Directive:
Extract all lines that hold the string "this".

begin Stored rows

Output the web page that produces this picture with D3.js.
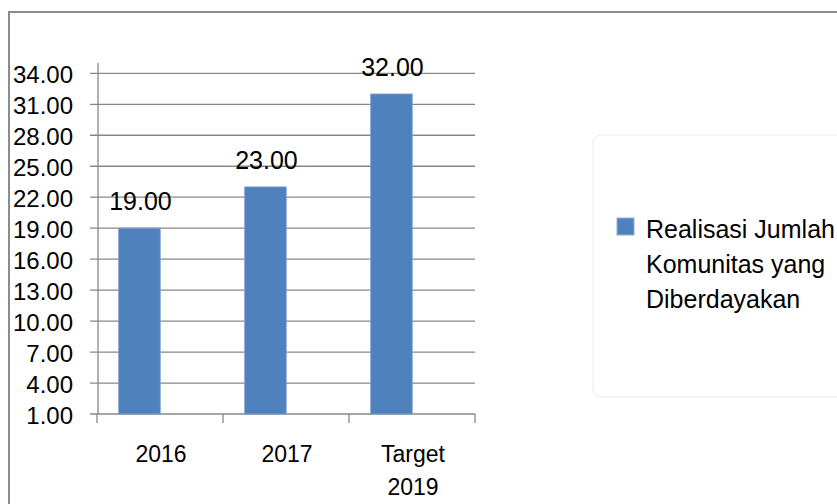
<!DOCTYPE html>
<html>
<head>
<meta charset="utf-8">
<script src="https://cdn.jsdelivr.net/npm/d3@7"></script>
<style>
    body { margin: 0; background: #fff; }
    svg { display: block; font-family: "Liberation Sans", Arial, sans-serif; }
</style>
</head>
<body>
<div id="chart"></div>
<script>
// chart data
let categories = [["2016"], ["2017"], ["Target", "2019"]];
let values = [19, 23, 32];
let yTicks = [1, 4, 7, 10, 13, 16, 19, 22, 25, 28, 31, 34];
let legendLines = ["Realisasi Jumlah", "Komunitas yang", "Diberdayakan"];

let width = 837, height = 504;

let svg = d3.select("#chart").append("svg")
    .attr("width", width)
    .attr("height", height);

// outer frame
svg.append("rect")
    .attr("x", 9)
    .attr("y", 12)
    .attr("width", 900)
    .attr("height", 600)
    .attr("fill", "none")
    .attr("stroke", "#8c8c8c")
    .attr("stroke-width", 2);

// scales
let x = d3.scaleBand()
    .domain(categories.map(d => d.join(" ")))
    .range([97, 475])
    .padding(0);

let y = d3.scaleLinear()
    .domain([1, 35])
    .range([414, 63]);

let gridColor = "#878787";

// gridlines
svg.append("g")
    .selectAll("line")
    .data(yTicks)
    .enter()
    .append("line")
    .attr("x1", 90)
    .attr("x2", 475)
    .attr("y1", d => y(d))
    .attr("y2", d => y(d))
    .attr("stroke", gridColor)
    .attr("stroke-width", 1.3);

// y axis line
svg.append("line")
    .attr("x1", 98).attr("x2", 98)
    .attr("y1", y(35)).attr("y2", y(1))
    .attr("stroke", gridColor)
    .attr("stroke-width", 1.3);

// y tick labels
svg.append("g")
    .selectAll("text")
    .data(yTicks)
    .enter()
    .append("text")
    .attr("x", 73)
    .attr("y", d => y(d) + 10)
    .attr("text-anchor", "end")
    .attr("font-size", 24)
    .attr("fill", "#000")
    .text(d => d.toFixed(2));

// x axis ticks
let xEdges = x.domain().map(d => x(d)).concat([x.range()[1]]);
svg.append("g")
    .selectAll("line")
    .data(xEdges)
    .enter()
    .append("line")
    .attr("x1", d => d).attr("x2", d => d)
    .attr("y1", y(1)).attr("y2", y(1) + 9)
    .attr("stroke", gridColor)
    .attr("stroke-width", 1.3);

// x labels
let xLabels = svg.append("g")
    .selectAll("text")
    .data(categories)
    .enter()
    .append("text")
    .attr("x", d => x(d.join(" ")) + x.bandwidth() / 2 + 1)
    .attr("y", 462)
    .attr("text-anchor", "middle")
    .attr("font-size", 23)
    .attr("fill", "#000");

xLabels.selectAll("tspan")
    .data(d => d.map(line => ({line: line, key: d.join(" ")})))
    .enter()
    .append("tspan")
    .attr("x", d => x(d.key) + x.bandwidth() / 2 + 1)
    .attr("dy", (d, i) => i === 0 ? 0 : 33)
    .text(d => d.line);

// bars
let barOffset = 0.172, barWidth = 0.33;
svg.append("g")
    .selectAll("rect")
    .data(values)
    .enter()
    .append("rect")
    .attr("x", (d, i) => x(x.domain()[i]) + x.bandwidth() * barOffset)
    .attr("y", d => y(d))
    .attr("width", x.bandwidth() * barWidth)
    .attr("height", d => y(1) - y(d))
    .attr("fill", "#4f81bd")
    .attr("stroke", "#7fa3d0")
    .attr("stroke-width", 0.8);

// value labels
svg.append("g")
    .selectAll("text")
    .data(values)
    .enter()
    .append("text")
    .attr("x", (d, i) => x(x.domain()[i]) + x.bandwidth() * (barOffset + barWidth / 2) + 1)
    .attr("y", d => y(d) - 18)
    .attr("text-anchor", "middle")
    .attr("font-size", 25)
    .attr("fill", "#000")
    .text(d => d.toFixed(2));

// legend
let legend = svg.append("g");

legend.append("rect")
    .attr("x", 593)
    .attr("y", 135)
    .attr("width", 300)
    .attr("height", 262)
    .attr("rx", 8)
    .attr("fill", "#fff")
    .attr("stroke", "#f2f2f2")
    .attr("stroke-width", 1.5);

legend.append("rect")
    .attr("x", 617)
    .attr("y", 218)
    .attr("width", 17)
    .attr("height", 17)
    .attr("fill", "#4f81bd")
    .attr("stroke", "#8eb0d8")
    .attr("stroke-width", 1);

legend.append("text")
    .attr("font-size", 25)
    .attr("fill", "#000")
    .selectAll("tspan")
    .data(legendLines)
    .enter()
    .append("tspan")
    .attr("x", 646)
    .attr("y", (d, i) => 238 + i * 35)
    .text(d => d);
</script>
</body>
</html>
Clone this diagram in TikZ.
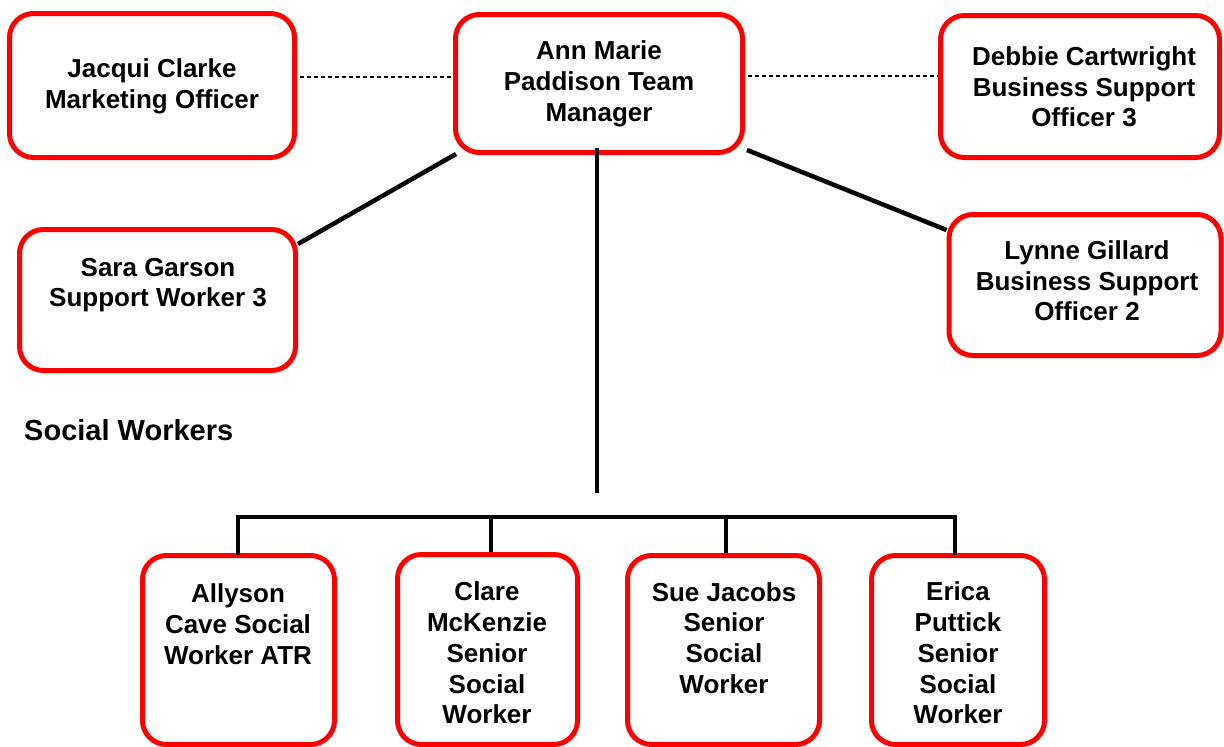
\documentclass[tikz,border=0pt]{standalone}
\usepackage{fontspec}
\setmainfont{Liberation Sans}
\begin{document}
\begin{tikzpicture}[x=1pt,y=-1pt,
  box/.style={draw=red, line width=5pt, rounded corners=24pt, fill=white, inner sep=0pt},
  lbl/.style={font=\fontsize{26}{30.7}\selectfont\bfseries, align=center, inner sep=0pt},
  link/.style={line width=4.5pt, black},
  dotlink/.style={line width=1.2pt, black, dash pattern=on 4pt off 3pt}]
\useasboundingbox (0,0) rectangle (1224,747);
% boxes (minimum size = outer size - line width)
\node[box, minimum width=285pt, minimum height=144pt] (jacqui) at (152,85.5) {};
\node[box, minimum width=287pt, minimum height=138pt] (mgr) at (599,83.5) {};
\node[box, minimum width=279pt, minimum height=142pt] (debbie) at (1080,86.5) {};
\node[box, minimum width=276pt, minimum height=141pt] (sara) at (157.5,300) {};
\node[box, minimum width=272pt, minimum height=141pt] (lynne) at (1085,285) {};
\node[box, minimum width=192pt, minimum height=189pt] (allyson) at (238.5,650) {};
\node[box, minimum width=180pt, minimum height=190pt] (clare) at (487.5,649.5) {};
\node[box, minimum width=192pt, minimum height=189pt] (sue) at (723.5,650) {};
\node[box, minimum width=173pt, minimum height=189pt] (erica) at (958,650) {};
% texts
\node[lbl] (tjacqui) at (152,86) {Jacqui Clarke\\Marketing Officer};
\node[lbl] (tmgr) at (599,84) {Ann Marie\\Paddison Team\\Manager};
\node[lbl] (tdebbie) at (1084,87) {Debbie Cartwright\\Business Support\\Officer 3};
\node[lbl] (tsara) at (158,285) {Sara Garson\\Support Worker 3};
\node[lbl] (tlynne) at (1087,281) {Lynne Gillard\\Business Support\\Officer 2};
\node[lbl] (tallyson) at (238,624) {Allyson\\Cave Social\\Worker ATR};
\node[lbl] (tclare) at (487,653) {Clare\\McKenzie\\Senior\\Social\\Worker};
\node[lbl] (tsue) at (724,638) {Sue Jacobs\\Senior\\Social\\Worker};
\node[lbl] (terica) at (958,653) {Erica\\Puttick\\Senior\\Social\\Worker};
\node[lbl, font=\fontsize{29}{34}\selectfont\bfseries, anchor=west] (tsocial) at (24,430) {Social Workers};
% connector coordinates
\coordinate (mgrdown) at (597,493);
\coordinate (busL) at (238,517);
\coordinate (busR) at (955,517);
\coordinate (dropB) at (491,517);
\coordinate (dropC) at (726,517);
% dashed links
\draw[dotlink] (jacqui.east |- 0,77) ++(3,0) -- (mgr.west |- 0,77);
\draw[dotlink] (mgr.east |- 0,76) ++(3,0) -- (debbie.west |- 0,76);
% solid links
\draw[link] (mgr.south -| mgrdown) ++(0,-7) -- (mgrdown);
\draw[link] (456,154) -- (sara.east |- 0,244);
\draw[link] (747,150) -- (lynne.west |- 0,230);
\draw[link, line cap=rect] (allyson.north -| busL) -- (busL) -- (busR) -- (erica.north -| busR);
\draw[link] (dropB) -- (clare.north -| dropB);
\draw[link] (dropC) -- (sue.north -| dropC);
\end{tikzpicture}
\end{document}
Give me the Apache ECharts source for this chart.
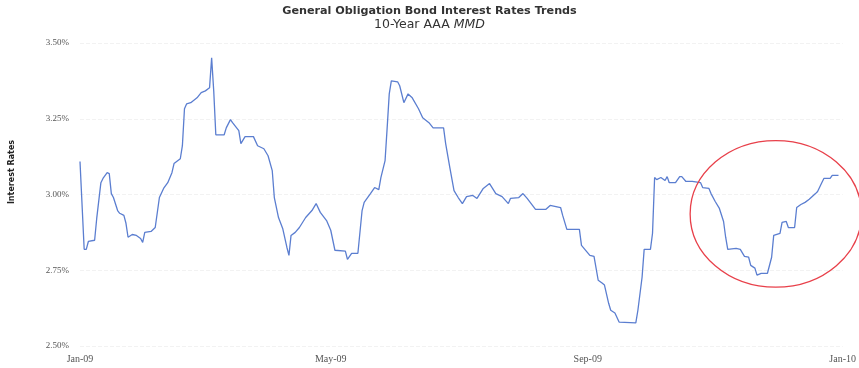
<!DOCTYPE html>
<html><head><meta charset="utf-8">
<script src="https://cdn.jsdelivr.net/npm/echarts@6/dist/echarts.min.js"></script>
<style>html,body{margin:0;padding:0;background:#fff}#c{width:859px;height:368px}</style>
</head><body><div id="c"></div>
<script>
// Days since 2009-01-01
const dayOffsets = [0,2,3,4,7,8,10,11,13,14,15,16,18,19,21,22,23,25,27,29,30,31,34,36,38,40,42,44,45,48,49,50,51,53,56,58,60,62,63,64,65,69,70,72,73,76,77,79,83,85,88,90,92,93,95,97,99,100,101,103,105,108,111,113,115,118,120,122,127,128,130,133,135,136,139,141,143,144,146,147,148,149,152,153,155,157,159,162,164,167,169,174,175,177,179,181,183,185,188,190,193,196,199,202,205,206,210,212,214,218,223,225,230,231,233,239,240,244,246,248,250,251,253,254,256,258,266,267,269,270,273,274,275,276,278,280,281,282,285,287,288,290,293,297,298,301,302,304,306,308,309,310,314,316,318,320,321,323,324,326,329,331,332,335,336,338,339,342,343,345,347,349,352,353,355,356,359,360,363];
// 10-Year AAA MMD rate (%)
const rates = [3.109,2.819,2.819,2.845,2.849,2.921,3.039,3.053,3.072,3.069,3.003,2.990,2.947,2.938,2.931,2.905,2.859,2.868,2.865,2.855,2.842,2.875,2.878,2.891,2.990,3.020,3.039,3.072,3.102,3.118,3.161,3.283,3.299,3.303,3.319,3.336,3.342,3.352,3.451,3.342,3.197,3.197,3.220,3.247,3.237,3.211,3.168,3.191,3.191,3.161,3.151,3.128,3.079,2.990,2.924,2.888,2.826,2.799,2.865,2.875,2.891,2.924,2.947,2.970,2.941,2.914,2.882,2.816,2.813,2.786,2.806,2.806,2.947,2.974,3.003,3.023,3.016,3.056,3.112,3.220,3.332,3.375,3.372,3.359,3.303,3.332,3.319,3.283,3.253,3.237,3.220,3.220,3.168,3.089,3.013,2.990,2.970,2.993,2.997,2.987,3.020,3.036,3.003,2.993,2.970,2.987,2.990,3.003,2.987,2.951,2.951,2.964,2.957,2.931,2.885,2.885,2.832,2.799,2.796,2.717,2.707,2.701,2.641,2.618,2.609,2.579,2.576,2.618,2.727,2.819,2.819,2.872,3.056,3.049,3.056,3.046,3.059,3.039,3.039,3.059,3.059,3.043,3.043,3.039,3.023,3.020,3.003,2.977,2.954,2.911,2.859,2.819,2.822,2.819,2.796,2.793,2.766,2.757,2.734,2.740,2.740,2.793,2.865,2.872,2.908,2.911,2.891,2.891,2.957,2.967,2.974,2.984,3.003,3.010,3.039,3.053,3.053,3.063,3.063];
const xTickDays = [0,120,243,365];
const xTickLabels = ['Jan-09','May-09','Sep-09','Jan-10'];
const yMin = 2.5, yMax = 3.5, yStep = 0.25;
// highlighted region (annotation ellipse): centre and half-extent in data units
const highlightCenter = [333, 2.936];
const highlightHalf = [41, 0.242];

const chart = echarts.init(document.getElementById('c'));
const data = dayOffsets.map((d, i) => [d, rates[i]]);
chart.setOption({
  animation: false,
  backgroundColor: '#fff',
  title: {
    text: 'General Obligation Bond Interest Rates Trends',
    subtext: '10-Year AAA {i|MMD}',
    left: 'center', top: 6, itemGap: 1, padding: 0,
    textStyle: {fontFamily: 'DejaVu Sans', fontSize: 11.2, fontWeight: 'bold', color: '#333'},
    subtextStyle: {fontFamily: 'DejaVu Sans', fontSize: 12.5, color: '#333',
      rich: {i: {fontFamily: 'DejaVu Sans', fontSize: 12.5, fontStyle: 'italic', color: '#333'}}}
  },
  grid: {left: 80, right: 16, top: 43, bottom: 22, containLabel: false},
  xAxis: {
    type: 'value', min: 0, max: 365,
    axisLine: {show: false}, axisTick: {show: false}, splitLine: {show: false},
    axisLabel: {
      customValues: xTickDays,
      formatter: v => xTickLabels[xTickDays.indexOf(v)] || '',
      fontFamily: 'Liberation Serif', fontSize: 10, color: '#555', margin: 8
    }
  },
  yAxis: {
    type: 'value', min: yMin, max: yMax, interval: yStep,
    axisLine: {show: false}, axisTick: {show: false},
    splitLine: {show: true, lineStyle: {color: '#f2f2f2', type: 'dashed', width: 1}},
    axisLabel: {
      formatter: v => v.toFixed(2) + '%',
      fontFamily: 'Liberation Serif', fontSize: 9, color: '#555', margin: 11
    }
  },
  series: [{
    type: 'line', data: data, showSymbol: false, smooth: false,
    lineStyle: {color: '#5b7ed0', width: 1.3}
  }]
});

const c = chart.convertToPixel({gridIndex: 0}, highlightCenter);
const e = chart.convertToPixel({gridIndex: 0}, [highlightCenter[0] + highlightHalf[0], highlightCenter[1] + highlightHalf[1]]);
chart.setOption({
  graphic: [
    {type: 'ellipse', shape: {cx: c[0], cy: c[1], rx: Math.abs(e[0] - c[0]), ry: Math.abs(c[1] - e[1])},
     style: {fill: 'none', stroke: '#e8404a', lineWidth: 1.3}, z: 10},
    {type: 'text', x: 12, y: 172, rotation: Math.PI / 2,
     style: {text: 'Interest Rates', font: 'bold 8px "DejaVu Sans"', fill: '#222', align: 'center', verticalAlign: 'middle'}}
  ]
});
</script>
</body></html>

end Stored rows

Task result:
Output the web page that produces this picture with D3.js.
Clone this diagram in TikZ.
Give me the Apache ECharts source for this chart.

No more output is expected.